Query tuning involves optimizing SQL queries to improve execution plans, minimize resource consumption, and reduce query execution times. Techniques for query tuning include:

• Selective Projection: Retrieve only the required columns to minimize data transfer.
• Predicate Pushdown: Apply filters as early as possible in the query execution process.
• Join Optimization: Choose optimal join algorithms and join order to minimize processing overhead.

SELECT employee_id, first_name, last_name
FROM employees
WHERE department_id = 10;

This SQL query selects specific columns and applies a filter predicate to reduce the amount of data processed by the database engine.

Method 3: Caching:

Caching involves storing frequently accessed query results or data in memory to reduce latency and improve response times. By caching query results, applications can avoid redundant database accesses for repetitive queries, improving overall performance. Example (Redis Cache):

const redis = require('redis');
const client = redis.createClient();

app.get('/employees/:id', (req, res) => {
  const employeeId = req.params.id;

  client.get(`employee:${employeeId}`, (err, reply) => {
    if (reply) {
      // Return cached data
      res.json(JSON.parse(reply));
    } else {
      // Query database and cache result
      Employee.findById(employeeId, (err, employee) => {
        client.setex(`employee:${employeeId}`, 3600, JSON.stringify(employee));
        res.json(employee);
      });
    }
  });
});

Method 4: Denormalization:

Denormalization involves storing redundant or precomputed data in the database to optimize query performance at the expense of data redundancy. By reducing the need for complex joins and aggregations, denormalization can improve query execution times for read-heavy workloads.

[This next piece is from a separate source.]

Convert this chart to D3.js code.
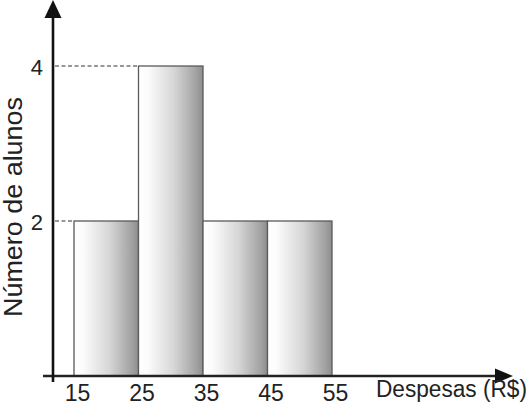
<!DOCTYPE html>
<html><head><meta charset="utf-8">
<script src="https://cdn.jsdelivr.net/npm/d3@7"></script>
<style>
html,body{margin:0;padding:0;background:#fff;}
svg{display:block;}
svg text{font-family:"Liberation Sans",Arial,Helvetica,sans-serif;}
</style></head>
<body>
<svg id="chart" width="532" height="410"></svg>
<script>
const binEdges = [15, 25, 35, 45, 55];
const counts = [2, 4, 2, 2];
const yTicks = [2, 4];
const xTitle = "Despesas (R$)";
const yTitle = "Número de alunos";

const svg = d3.select("#chart");
const x = d3.scaleLinear().domain([15, 55]).range([74, 332]);
const y = d3.scaleLinear().domain([0, 4]).range([376, 66]);
const axisX = 53;

const defs = svg.append("defs");
const grad = defs.append("linearGradient").attr("id", "barGrad")
  .attr("x1", "0%").attr("x2", "100%").attr("y1", "0%").attr("y2", "0%");
[[0, "#ffffff"], [0.15, "#fbfbfb"], [0.55, "#d6d6d6"], [0.88, "#a4a4a4"], [1, "#8e8e8e"]]
  .forEach(([o, c]) => grad.append("stop").attr("offset", o).attr("stop-color", c));

const bins = counts.map((c, i) => ({x0: binEdges[i], x1: binEdges[i + 1], c}));

// dashed guide lines
yTicks.forEach(t => {
  const firstBin = bins.find(b => b.c >= t);
  svg.append("line")
    .attr("x1", axisX + 2).attr("x2", x(firstBin.x0))
    .attr("y1", y(t)).attr("y2", y(t))
    .attr("stroke", "#777").attr("stroke-width", 1.5)
    .attr("stroke-dasharray", "4,2.5");
});

// bars
svg.append("g").selectAll("rect").data(bins).join("rect")
  .attr("x", d => x(d.x0)).attr("width", d => x(d.x1) - x(d.x0))
  .attr("y", d => y(d.c)).attr("height", d => y(0) - y(d.c))
  .attr("fill", "url(#barGrad)")
  .attr("stroke", "#5a5a5a").attr("stroke-width", 1.3);

// x axis labels
const gx = svg.append("g").attr("transform", `translate(0,${y(0)})`)
  .call(d3.axisBottom(x).tickValues(binEdges).tickSize(0).tickFormat(d3.format("d")));
gx.select(".domain").remove();
gx.attr("font-family", null).attr("font-size", null);
gx.selectAll("text").attr("y", 25).attr("dy", 0).attr("dx", 3)
  .attr("font-size", 23).attr("fill", "#222");

// y axis labels
const gy = svg.append("g").attr("transform", `translate(${axisX},0)`)
  .call(d3.axisLeft(y).tickValues(yTicks).tickSize(0).tickPadding(10).tickFormat(d3.format("d")));
gy.select(".domain").remove();
gy.attr("font-family", null).attr("font-size", null);
gy.selectAll("text").attr("dy", "0.38em")
  .attr("font-size", 22).attr("fill", "#222");

// axis lines
svg.append("line").attr("x1", 43).attr("x2", 500).attr("y1", y(0)).attr("y2", y(0))
  .attr("stroke", "#222").attr("stroke-width", 2.6);
svg.append("path").attr("d", `M513,${y(0)} L495,${y(0) - 7.5} L495,${y(0) + 7.5} Z`).attr("fill", "#111");
svg.append("line").attr("x1", axisX).attr("x2", axisX).attr("y1", 12).attr("y2", 382)
  .attr("stroke", "#111").attr("stroke-width", 2.6);
svg.append("path").attr("d", `M${axisX},0 L${axisX - 8.5},18 L${axisX + 8.5},18 Z`).attr("fill", "#111");

// titles
svg.append("text").attr("x", 376).attr("y", 397)
  .attr("font-size", 23).attr("fill", "#222")
  .attr("textLength", 151).attr("lengthAdjust", "spacingAndGlyphs")
  .text(xTitle);
svg.append("text").attr("transform", "translate(22,207) rotate(-90)")
  .attr("text-anchor", "middle").attr("font-size", 25).attr("fill", "#222")
  .attr("textLength", 220).attr("lengthAdjust", "spacingAndGlyphs")
  .text(yTitle);
</script>
</body></html>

CREATE TABLE employee_summary (
  department_id INT,
  avg_salary DECIMAL(10, 2),
  max_salary DECIMAL(10, 2),
  min_salary DECIMAL(10, 2),
  PRIMARY KEY (department_id)
);

This denormalized table stores summarized salary information for each department, eliminating the need for costly aggregations when querying employee salary statistics.

Optimizing database queries is essential for enhancing application performance and scalability. By employing techniques such as indexing, query tuning, caching, and denormalization, developers can minimize query execution times, reduce resource utilization, and deliver responsive user experiences. Understanding the principles and best practices of database query optimization empowers developers to build efficient and high-performing applications in any database environment.